At Exvo we were experiencing problems while trying to send an email to all of our 150K+ users. This lead to a careful investigation of what is exactly happening during this process. So we setup our loggers (
heroku logs -t | tee output.log), run heroku consoles, increased to 20 dynos and 10 workers and begun the sending process.
It all started with a POST request to send those emails:
app[web.10]: Started POST ...
Which timed out and there was no:
app[web.10]: Completed 200 OK ...
or similar log entry later on, just silence.

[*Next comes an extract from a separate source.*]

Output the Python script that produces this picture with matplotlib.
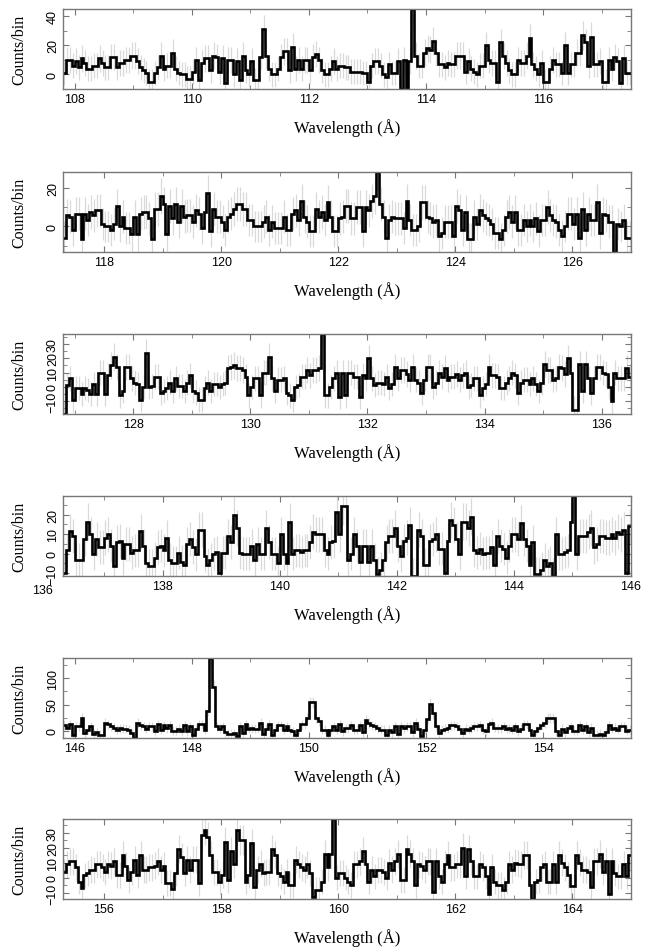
import numpy as np
import matplotlib.pyplot as plt
import matplotlib.transforms as mtransforms
from matplotlib.ticker import MultipleLocator

# wavelength of the first bin edge in each panel (Angstrom), bin width 0.05 A
starts = [107.8, 117.3, 126.8, 136.3, 145.8, 155.3]
bin_width = 0.05

counts_1 = [1, 10, 10, 6, 9, 5, 11, 8, 4, 4, 6, 6, 11, 8, 5, 5, 12, 12, 5, 8,
            8, 10, 10, 13, 13, 9, 5, 3, 1, -5, -5, 1, 5, 13, 4, 6, 6, 15, 4, 1,
            0, 0, -3, -3, 2, 10, -4, 8, 11, 11, 3, 13, 12, 2, 11, -6, 10, 10, 0, 9,
            -4, 13, 3, 0, 9, -4, -4, 12, 31, 13, 4, 0, 0, 4, 12, 16, 16, 3, 19, 4,
            10, 4, 10, 10, 3, 12, 14, 10, 3, 0, 0, 4, 9, 4, 6, 6, 5, 5,
            2, 2, 2, 2, 1, 1, -5, 6, 9, 9, 6, 0, -2, 7, 1, 1, 9, -10, 10, -10,
            9, 45, 13, 6, 6, 15, 18, 17, 23, 15, 7, 7, 5, 8, 7, 7, 13, 13, 13, 2,
            9, 4, 2, 0, 6, 6, 20, 10, 8, 8, -5, 22, 13, 8, 3, 0, 0, 10, 8, 8,
            13, 25, 7, 4, 0, 8, -5, -5, 4, 10, 7, 7, 1, 20, 1, 7, 7, 15, 15, 27,
            22, 6, 26, 7, 7, 9, -5, -5, 10, 4, 12, 9, -6, 11, 1, 1]

counts_2 = [-5.9, 5.9, 5, -1.7, 6.7, 6.7, -6.7, 6.7, 3.4, 7.6, 5.9, 8.4, 8.4, 1.3, 0, 0, -1.7, 1.3, 10.9, 0,
            5, -0.8, -0.8, -4.2, 5, -4.2, 6.7, 7.6, 7.6, 4.2, -6.7, 9.2, 9.2, 16, 11.8, -4.2, 10.9, 4.2, 11.8, 2.5,
            10.9, 5, 5.9, 5.9, 2.5, 8.4, 6.7, -0.8, 7.6, 17.6, -2.5, 9.2, 5, 5, 2.5, -1.7, 5, 6.7, 9.2, 11.8,
            11.8, 9.2, 9.2, 3.4, 3.4, 0, 0, 0, 2.5, 5, -1.7, 2.5, -0.8, -0.8, -0.8, 5, -1.7, -1.7, 6.7, 8.4,
            3.4, 13.4, 5, 2.5, -2.5, -2.5, 9.2, 5, 7.6, 3.4, 12.6, 5, -2.5, -2.5, 4.2, 5, 10.9, 10.9,
            4.2, 4.2, 10, 10, -2.5, 10, 8.4, 13.4, 16, 28.6, 11.8, 5, -5.9, 3.4, 5, 4.2, 4.2, 4.2, -0.8, 13.4,
            3.4, -1.7, -1.7, 0, 12.6, 12.6, 5, 4.2, 2.5, 3.4, -5, -3.4, 2.5, 2.5, 2.5, -5, 10.9, 8.4, -1.7, 7.6,
            -6.7, -6.7, 5, 1.3, 8.4, 5.9, 4.2, 3.4, 1.3, -3.4, -3.4, -6.7, -1.7, 5, 7.6, 2.5, 7.6, -1.7, -1.7, 3.4,
            0, 3.4, 0, 4.2, -2.5, 3.4, 3.4, 10, 5.9, 3.4, 2.5, -1.7, -5, 0, 6.7, 6.7, 1.3, 6.7, -5.9, 9.2,
            -1.7, 6.7, 3.4, 3.4, 13, -3.4, 6.7, 5.9, 2.5, 2.5, -13.4, 1.3, 0, 3.4, -5.9, -5.9]

counts_3 = [-19, 1, 6, -9, -1, -1, -5, -1, -2, -5, 2, -5, 10, 10, -5, 8, 15, 21, 14, -6,
            -3, 14, 14, 6, 3, 2, -9, 0, 24, 0, 0.5, 7, 7, -4, -3, -1, 3, -3, 6, 0.5,
            0.5, -3, 3, 8, -3, -4, -9, -9, -1, 3, -3, 2, 2, 0, 2, 3, 13, 14, 15, 13,
            13, 12, 7, -6, 0, 6, 6, -6, 10, 10, 21, 6, -3, 5, 5, 6, -4, -6, -9, 0,
            1, 7, 7, 12, 8, 12, 12, 13, 37, -6, -6, 0, 6, 10, -7, 10, -6, 10,
            10, 7, 7, -7, 8, 6, 20, 6, 1, 3, 3, 2, 7, -1, 2, 14, 6, 12, 12, 9,
            5, 14, 5, 3, -4, 5, 14, 14, 0, 3, 10, 7, 13, 5, 7, 7, 9, 5, 8, 10,
            0, 1, 6, 6, -6, -1, 2, 14, 8, 8, 7, -1, -1, 3, 6, 10, 8, -4, 3, 5,
            5, 2, 6, 2, -3, 3, 16, 12, 12, 5, 6, 14, 13, 9, 20, 10, -16, -16, 16, -3,
            16, 6, -4, 6, 14, 14, 10, 9, 0, -10, 10, 6, 6, 6, 13, 7]

counts_4 = [-9.8, 1.6, 11.5, 9, -3.3, -3.3, -3.3, 7.4, 16.4, 9.8, 0, 7.4, 3.3, 3.3, 8.2, 9.8, 4.1, -6.6, 5.7, 6.6,
            -2.5, 4.9, 4.9, 0.5, 1.6, 1.6, 11.5, 4.1, -4.9, -6.6, -6.6, -2.5, 3.3, 4.1, 1.6, 8.2, -3.3, -4.9, -4.9, 0.5,
            -4.1, -5.7, 4.9, 7.4, 3.3, -0.3, 12.3, 12.3, -1.2, -5.7, -3.3, 0, 0.8, -9.8, 0.5, 0.5, 9, 5.7, 19.7, 13.1,
            0.5, 0, 0, 0, 4.1, -3.3, 4.9, 0, 0, 13.1, 5.7, 0, 0, -4.9, 9.8, 0, -4.9, 16.4, 0, 1.6,
            1.6, 0.8, 1.6, 1.6, 5.7, 11.1, 9.8, 9.8, 9.8, 1.6, 0, 5.7, 6.6, 21.3, 9.8, 24.6, 24.6, -3.3,
            0, 9.8, 4.1, -4.1, 4.1, 4.1, -4.1, 4.1, -3.3, -10.7, -8.2, -3.3, 5.7, 9, 9, 13.1, 4.1, -1.2, 6.6, 8.2,
            14.8, -11.5, -11.5, 12.3, 9, -5.7, -5.7, 6.6, 7.4, 9.8, 2.5, 2.5, -9.8, 6.2, 17.2, 14.8, 7.4, 0, 16.4, 16.4,
            13.1, 18.9, 1.6, 0.5, 2.5, 0, 0.5, 0.5, 3.3, -5.7, 9, 4.1, 2.5, -2.1, 4.1, 9.8, 9.8, 7.4, 15.6, 7.4,
            4.1, -5.7, 5.7, -10.7, -10.7, -8.2, -3.3, -6.6, -4.9, -11.5, 9.8, 0, 0, 0.8, 1.6, 16.4, 29.5, 0, 9, 9,
            9, 11.1, 13.1, 3.3, 4.9, 9, 9, 8.2, 8.2, 9.8, 8.2, 11.1, 9.8, 12.3, -9.8, 13.9]

counts_5 = [10, 6, 12, -8, 8, 8, 25, -5, 2, 8, -6, -3, -8, -8, 15, 12, 8, 6, 2, 5,
            4, 4, 2, -5, -14, 15, 10, 8, 4, 8, 8, -1, 12, 2, 10, 5, 10, 0, 0, 4,
            -1, 10, -1, 8, -8, 4, 12, 12, 2, 38, 139, 84, 8, 4, 8, -3, -6, -6, -5, -11,
            8, -5, 12, 4, 5, 4, 4, 15, -6, 4, 12, -8, 2, 10, 10, 2, 8, 2, -1, -8,
            2, 12, 12, 25, 54, 54, 25, 18, 2, 2, -9, 2, 8, 2, 12, -1, 5, 5,
            10, 2, 2, 10, -3, 20, 15, 10, 8, 5, 2, 2, -8, 2, -3, 8, -6, 8, 5, 8,
            8, -3, 15, 4, -11, 2, 22, 51, 33, 8, -5, 2, 4, 5, 10, 10, 8, 4, -5, 4,
            2, 5, 8, 8, 10, 2, -1, 12, 15, 6, 5, 5, 8, 4, 5, 2, 8, -1, 4, 12,
            12, 2, -8, 0, 6, 10, 15, 25, 25, 25, -1, -8, 4, -3, 5, 8, 0, 0, 10, 2,
            8, -3, 6, -8, -8, -6, -9, -3, 10, 4, 6, 2, 8, 8, 0, 2]

counts_6 = [4, 9, 11, 11, 7, -2.5, -7, 1.6, 3, 5.5, 5, 9, 9, 7, 4, 9, 8, 11, 2, 2,
            15, 8, -1.4, 4, 12, 2, 15, 5.5, 5.5, 7, 7, 8, 11, 5.5, 8, -3.7, -3.7, -7.6, 3, 19,
            14, 3, 12, 5.5, 12, 12, -3.7, 28.5, 32, 27, 15, 4, 4, -2.5, 2, 24, -1.4, 18, 9, 32,
            25, 25, -2.5, 2, 23, -6, 5.5, 9.4, 3, 4, 4, 19, 15, 3, 1, -2.5, 4, -5, -5, 12,
            9, 7, 5.5, 9, 3, -13, -8, -8, -2.5, 16, 7, 16, 39, 0, 3, 3, 0, -2.5,
            -5, 9, 9, 11, 18, 9, -2.5, 5.5, 1, 5, 5, 4, 0, 10, 5.5, 11, 16, -1.4, -1.4, 19,
            16, 11, -5, 9, 8, 5.5, 11, 11, -9.4, 11, 1, -2.5, 9, 15, 7, 7, 9, 9, 20, 1,
            19, 11, 1, 1, 9, 7, 1, -10.6, 7, -2.5, -5, -5, -8, -2.5, 9, 5.5, 10, 9.4, 9, 15,
            15, -5, -14, -2.5, -1.4, 7, 9, -2.5, -2.5, 9, -2.5, 15, 10, 7, 2, -5.3, -5.3, 15, 10, 5.5,
            5.5, 4, -6, 11, 11, 16, 4, 11, -10.6, 11, 3, 1, 1, 9, 1, 15]

panels = [counts_1, counts_2, counts_3, counts_4, counts_5, counts_6]
y_major = [20, 20, 10, 10, 50, 10]

W, H = 652, 953
fig = plt.figure(figsize=(W / 100, H / 100), dpi=100)
tops = [10, 173, 335, 497, 659, 820]

for k, (top, start, counts, ymaj) in enumerate(zip(tops, starts, panels, y_major)):
    ax = fig.add_axes([63 / W, 1 - (top + 80) / H, 568 / W, 80 / H])
    c = np.array(counts, dtype=float)
    edges = start + bin_width * np.arange(len(c) + 1)
    mid = 0.5 * (edges[:-1] + edges[1:])
    err = np.sqrt(np.abs(c) + 70)  # poisson-like errors

    ax.vlines(mid, c - err, c + err, color="#d9d9d9", lw=0.9, zorder=1)
    ax.stairs(c, edges, baseline=None, color="black", lw=1.9, zorder=2)

    ax.set_xlim(edges[0], edges[-1])
    ax.set_ylim(c.min(), c.max())
    ax.xaxis.set_major_locator(MultipleLocator(2))
    ax.xaxis.set_minor_locator(MultipleLocator(1))
    ax.yaxis.set_major_locator(MultipleLocator(ymaj))
    ax.yaxis.set_minor_locator(MultipleLocator(ymaj / 2))
    ax.tick_params(which="both", direction="in", top=True, right=True,
                   color="#777777", labelsize=9, pad=3)
    ax.tick_params(which="major", length=4)
    ax.tick_params(which="minor", length=3)
    for lab in ax.get_xticklabels() + ax.get_yticklabels():
        lab.set_family("Liberation Sans")
    plt.setp(ax.get_yticklabels(), rotation=90, va="center")
    for sp in ax.spines.values():
        sp.set_color("#777777")
        sp.set_linewidth(1.0)
    ax.set_xlabel("Wavelength (Å)", family="Liberation Serif", fontsize=12, labelpad=9)
    ax.set_ylabel("Counts/bin", family="Liberation Serif", fontsize=11.5, labelpad=14)

    if k == 3:
        # the reference shows the 136 label just left of the frame
        trans = mtransforms.blended_transform_factory(ax.transData, ax.transAxes)
        ax.text(135.95, -0.1, "136", transform=trans, ha="center", va="top",
                fontsize=9, family="Liberation Sans", clip_on=False)

fig.savefig("out.png", dpi=100)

This is Heroku’s killing machine in action. It silently kills every process, which runs for longer than 30 seconds (we’re using the Bamboo stack). This is more or less how Heroku deals with long running requests. I don’t blame them for this behavior, even though I very much dislike it. But I digress.

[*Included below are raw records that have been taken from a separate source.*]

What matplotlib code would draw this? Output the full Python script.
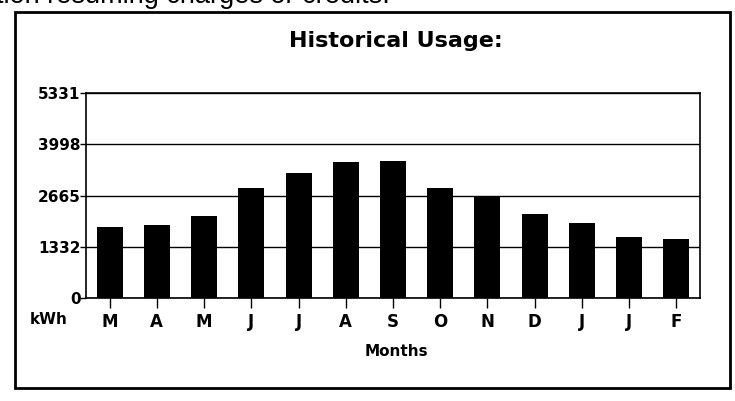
import matplotlib
matplotlib.use("Agg")
import matplotlib.pyplot as plt
from matplotlib.patches import Rectangle

plt.rcParams['font.family'] = ['DejaVu Sans']

# monthly usage (kWh)
months = ["M", "A", "M", "J", "J", "A", "S", "O", "N", "D", "J", "J", "F"]
usage = [1846, 1898, 2133, 2861, 3251, 3537, 3563, 2861, 2653, 2184, 1950, 1586, 1534]
yticks = [0, 1332, 2665, 3998, 5331]

W, H = 735, 401
fig = plt.figure(figsize=(W / 100, H / 100), dpi=100)

# outer frame around the chart
fig.patches.append(Rectangle((15 / W, 1 - 388 / H), 715 / W, 376 / H,
                             transform=fig.transFigure, fill=False,
                             edgecolor="black", linewidth=2))

# clipped line of text from the page above (cut off in the scan too)
fig.text(-4 / W, 1 - 3 / H, "tion resuming charges or credits.", fontsize=19.5,
         family=["Liberation Sans"], ha="left", va="baseline")

fig.text(396 / W, 1 - 47 / H, "Historical Usage:", fontsize=16,
         fontweight="bold", ha="center", va="baseline")

ax = fig.add_axes([86 / W, 1 - 298 / H, 614 / W, 205 / H])
x = list(range(len(months)))
ax.bar(x, usage, width=0.55, color="black", zorder=3)

ax.set_xlim(-0.5, len(months) - 0.5)
ax.set_ylim(0, 5331)
ax.set_yticks(yticks)
ax.set_yticklabels([str(v) for v in yticks], fontsize=11, fontweight="bold")
ax.set_xticks(x)
ax.set_xticklabels(months, fontsize=12, fontweight="bold")
ax.tick_params(axis="y", length=4, width=1, pad=0)
ax.tick_params(axis="x", length=7.5, width=1, pad=3.5)
ax.grid(axis="y", color="black", linewidth=1, zorder=0)
for s in ax.spines.values():
    s.set_linewidth(1.2)

fig.text(49 / W, 1 - 320 / H, "kWh", fontsize=11, fontweight="bold",
         ha="center", va="center")
fig.text(396 / W, 1 - 351 / H, "Months", fontsize=11, fontweight="bold",
         ha="center", va="center")

fig.savefig("out.png", dpi=100)
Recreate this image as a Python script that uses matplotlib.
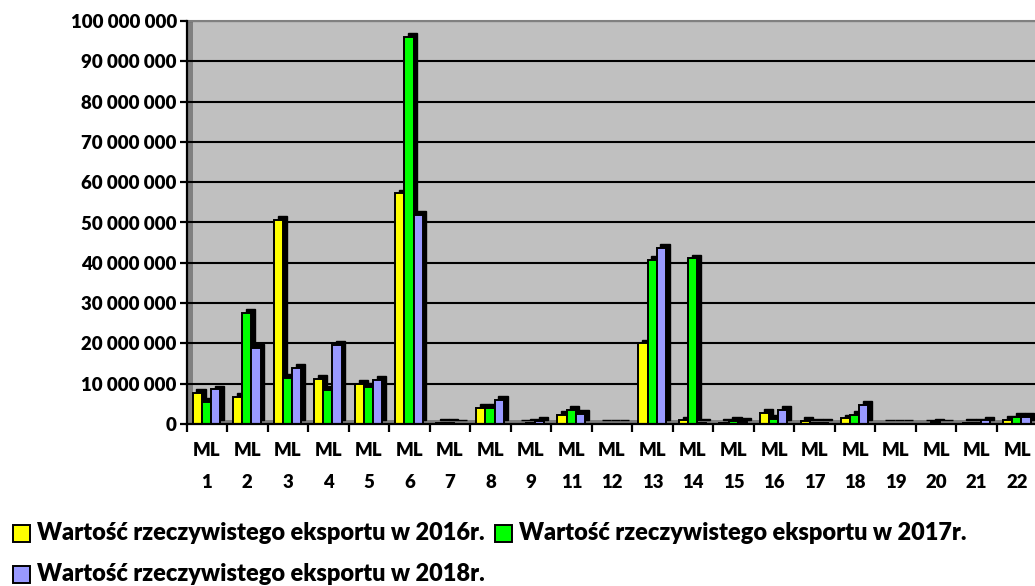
import matplotlib
matplotlib.use("Agg")
import matplotlib.pyplot as plt
import matplotlib.transforms as mtransforms
from matplotlib.patches import Rectangle
from matplotlib.ticker import FuncFormatter, FixedLocator
import numpy as np

categories = ["ML\n1", "ML\n2", "ML\n3", "ML\n4", "ML\n5", "ML\n6", "ML\n7", "ML\n8", "ML\n9",
              "ML\n11", "ML\n12", "ML\n13", "ML\n14", "ML\n15", "ML\n16", "ML\n17", "ML\n18",
              "ML\n19", "ML\n20", "ML\n21", "ML\n22"]
export_2016 = [7.8e6, 6.8e6, 50.6e6, 11.1e6, 9.9e6, 57.2e6, 0.3e6, 3.9e6, 0.05e6,
               2.2e6, 0.1e6, 20.0e6, 0.9e6, 0.3e6, 2.7e6, 0.8e6, 1.4e6,
               0.1e6, 0.05e6, 0.2e6, 1.0e6]
export_2017 = [5.5e6, 27.5e6, 11.4e6, 8.4e6, 9.3e6, 96.1e6, 0.2e6, 3.9e6, 0.3e6,
               3.5e6, 0.1e6, 40.7e6, 41.1e6, 0.8e6, 1.2e6, 0.3e6, 2.2e6,
               0.1e6, 0.4e6, 0.3e6, 1.7e6]
export_2018 = [8.6e6, 18.8e6, 13.9e6, 19.6e6, 10.9e6, 51.9e6, 0.1e6, 5.9e6, 0.8e6,
               2.6e6, 0.1e6, 43.6e6, 0.2e6, 0.6e6, 3.5e6, 0.3e6, 4.7e6,
               0.1e6, 0.1e6, 0.9e6, 1.8e6]
series_labels = ["Wartość rzeczywistego eksportu w 2016r.",
                 "Wartość rzeczywistego eksportu w 2017r.",
                 "Wartość rzeczywistego eksportu w 2018r."]
y_ticks = [0, 10e6, 20e6, 30e6, 40e6, 50e6, 60e6, 70e6, 80e6, 90e6, 100e6]

colors = ["#FFFF00", "#00FF00", "#9999FF"]
FONT = ["Lato", "DejaVu Sans"]
WEIGHT = "heavy"
plt.rcParams['font.family'] = FONT
plt.rcParams['font.weight'] = WEIGHT

W, H = 1035, 586
fig = plt.figure(figsize=(W / 100, H / 100), dpi=100)
fig.patch.set_facecolor("white")
renderer = fig.canvas.get_renderer()


def fit_size(text, target_px, base=12.0):
    t = fig.text(0, 0, text, fontsize=base, fontweight=WEIGHT)
    w = t.get_window_extent(renderer).width
    t.remove()
    return base * target_px / w


tick_fs = fit_size("100 000 000", 107)
leg_fs = fit_size(series_labels[0], 446)

ax_left, ax_right, ax_top, ax_bottom = 186.5, 1037.5, 21, 424
ax = fig.add_axes([ax_left / W, (H - ax_bottom) / H, (ax_right - ax_left) / W, (ax_bottom - ax_top) / H])
ax.set_facecolor("#C0C0C0")

n = len(categories)
x = np.arange(n)
ax.set_xlim(-0.5, n - 0.5)
ax.set_ylim(0, 100e6)

# 3D wall / floor decorations
ax.add_patch(Rectangle((0, 0), 6 / (ax_right - ax_left), 1, transform=ax.transAxes,
                       facecolor="#808080", edgecolor="none", zorder=0.5))
ax.add_patch(Rectangle((0, 0), 1, 4 / (ax_bottom - ax_top), transform=ax.transAxes,
                       facecolor="#808080", edgecolor="none", zorder=0.5))

# grid
for v in y_ticks[1:]:
    ax.axhline(v, color="black", lw=1.5, zorder=1)

width = 0.225
offsets = [-0.235, -0.01, 0.215]
dx, dy = 3.8, 3.8  # depth in pixels
shift = mtransforms.ScaledTranslation(dx / 100, dy / 100, fig.dpi_scale_trans)
data_vals = [export_2016, export_2017, export_2018]
for vals, off, c in zip(data_vals, offsets, colors):
    ax.bar(x + off, vals, width=width, color="black", edgecolor="black", lw=1.0,
           transform=ax.transData + shift, zorder=2)
for vals, off, c in zip(data_vals, offsets, colors):
    ax.bar(x + off, vals, width=width, color=c, edgecolor="black", lw=1.4, zorder=3)

# axes styling
ax.spines["right"].set_visible(False)
ax.spines["top"].set_color("#808080")
ax.spines["top"].set_linewidth(1.5)
ax.spines["left"].set_linewidth(1.6)
ax.spines["bottom"].set_linewidth(1.6)
ax.spines["left"].set_zorder(4)
ax.spines["bottom"].set_zorder(4)

ax.set_yticks(y_ticks)
ax.yaxis.set_major_formatter(FuncFormatter(lambda v, p: f"{int(round(v)):,}".replace(",", " ")))
ax.tick_params(axis="y", length=5, width=1.6, pad=2, labelsize=tick_fs)

ax.xaxis.set_major_locator(FixedLocator(np.arange(-0.5, n, 1.0)))
ax.xaxis.set_major_formatter(FuncFormatter(lambda v, p: ""))
ax.xaxis.set_minor_locator(FixedLocator(x))
ax.set_xticklabels(categories, minor=True)
ax.tick_params(axis="x", which="major", length=6, width=1.6)
ax.tick_params(axis="x", which="minor", length=0, pad=13, labelsize=tick_fs)
for lbl in ax.get_xticklabels(minor=True):
    lbl.set_linespacing(2.05)
    lbl.set_fontweight(WEIGHT)
for lbl in ax.get_yticklabels():
    lbl.set_fontweight(WEIGHT)

# legend (manual flow layout)
legend_items = [(series_labels[0], colors[0], 13, 533),
                (series_labels[1], colors[1], 495, 533),
                (series_labels[2], colors[2], 13, 574)]
sq = 17
for lab, c, xs, yc in legend_items:
    fig.patches.append(Rectangle((xs / W, (H - yc - sq / 2) / H), sq / W, sq / H,
                                 transform=fig.transFigure, facecolor=c,
                                 edgecolor="black", lw=1.4))
    fig.text((xs + sq + 7) / W, (H - yc) / H, lab, fontsize=leg_fs, fontweight=WEIGHT,
             va="center", ha="left", color="black")

fig.savefig("out.png", dpi=100)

When Heroku kills such process it does so in a very nice way, i.e. it lets it finish its business first. In other words the process will continue in the background and after finishing it will just die/stop/restart. Our email collecting job (selecting 150K users from the database…) run uninterrupted for over 40 minutes. So this is the good part.

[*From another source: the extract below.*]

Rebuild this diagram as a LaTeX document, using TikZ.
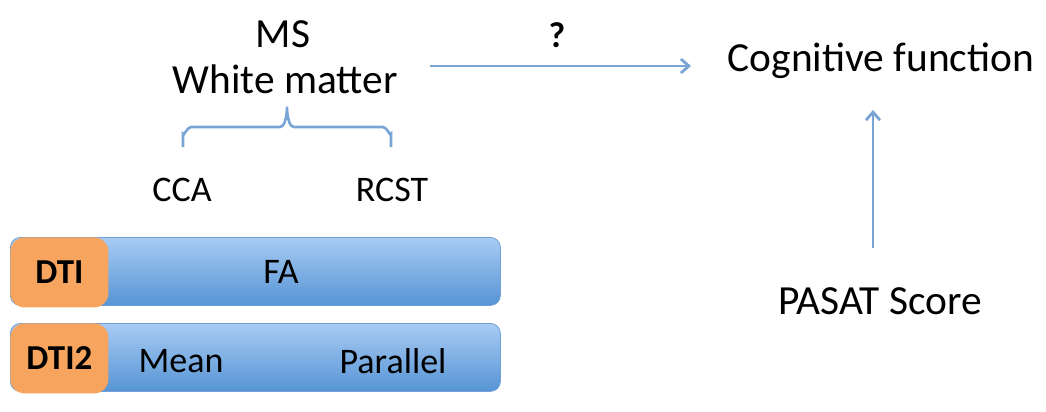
\documentclass[tikz,border=0pt]{standalone}
\usepackage{fontspec}
\setmainfont{Carlito}
\usetikzlibrary{positioning,arrows.meta}

\definecolor{barTop}{RGB}{168,203,243}    % haut des barres
\definecolor{barBottom}{RGB}{86,148,213}  % bas des barres
\definecolor{barEdge}{RGB}{112,160,214}
\definecolor{tagOrange}{RGB}{247,165,94}
\definecolor{linkBlue}{RGB}{122,163,214}

\begin{document}
\begin{tikzpicture}[x=0.5pt, y=-0.5pt,
    bar/.style={rounded corners=5pt, top color=barTop, bottom color=barBottom, draw=barEdge,
      minimum width=245pt, minimum height=34pt, anchor=north west, inner sep=0pt},
    tag/.style={rounded corners=7pt, fill=tagOrange, minimum width=49pt, minimum height=35pt,
      anchor=north west, inner sep=0pt, font=\fontsize{17.5}{20}\selectfont\bfseries},
    big/.style={font=\fontsize{20.7}{25}\selectfont},
    small/.style={font=\fontsize{18}{21}\selectfont},
    link/.style={-{Straight Barb[length=4pt,width=7pt]}, linkBlue, line width=1.4pt}
  ]
  \useasboundingbox (0,0) rectangle (1046,412);

  % --- Barres DTI ---
  \node[bar] (bar1) at (10,237) {};
  \node[bar] (bar2) at (10,323) {};
  \node[tag] (dti) at (10,237) {DTI};
  \node[tag] (dti2) at (10,323) {DTI2};
  \node[small] (fa) at (281,272) {FA};
  \node[small] (mean) at (181,361) {Mean};
  \node[small] (parallel) at (393,361) {Parallel};

  % --- Faisceaux ---
  \node[small] (cca) at (182,190) {CCA};
  \node[small] (rcst) at (392,190) {RCST};

  % --- Titre ---
  \node[big] (ms) at (283,34) {MS};
  \node[big] (wm) at (285,79) {White matter};

  % Accolade
  \draw[linkBlue, line width=1.3pt] (183,147) -- (183,134) to[out=-90,in=180] (191,127)
    -- (280,127) to[out=0,in=90] (287,108) to[out=90,in=180] (294,127)
    -- (383,127) to[out=0,in=-90] (391,134) -- (391,147);

  % --- Cible ---
  \node[big] (cog) at (881,61) {Cognitive function};
  \node[big] (pasat) at (880,301) {PASAT Score};

  \coordinate (src) at (430,66);
  \coordinate (dst) at (691,66);
  \coordinate (pbot) at (873,248);
  \coordinate (ptop) at (873,110);
  \draw[link] (src) -- (dst);
  \node[font=\fontsize{18}{21}\selectfont\bfseries] (q) at (557,35) {?};
  \draw[link] (pbot) -- (ptop);
\end{tikzpicture}
\end{document}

The bad part is that when this killed process is still running in the background the dyno which it was connected to will stop serving new requests until this process finally dies, but Heroku will keep sending new requests to it! This is observed by the infamous H12 timeouts:
heroku[router]: Error H12 (Request timeout) -> GET auth.exvo.com/users/sign_in dyno=web.10 queue= wait= service=30000ms status=503 bytes=0
Also notice the 503 error code (
Unavailable), which is returned by the Heroku router.
So this is really bad as all sorts of different/random web requests will just keep failing without you knowing what’s going on.
So while I greatly appreciate that Heroku lets such processes still run in the background, I really don’t like that it still keeps sending traffic their way.
PS: Yes, sending emails should be done as a background action by the Heroku workers. I know. But it’s not. Yet.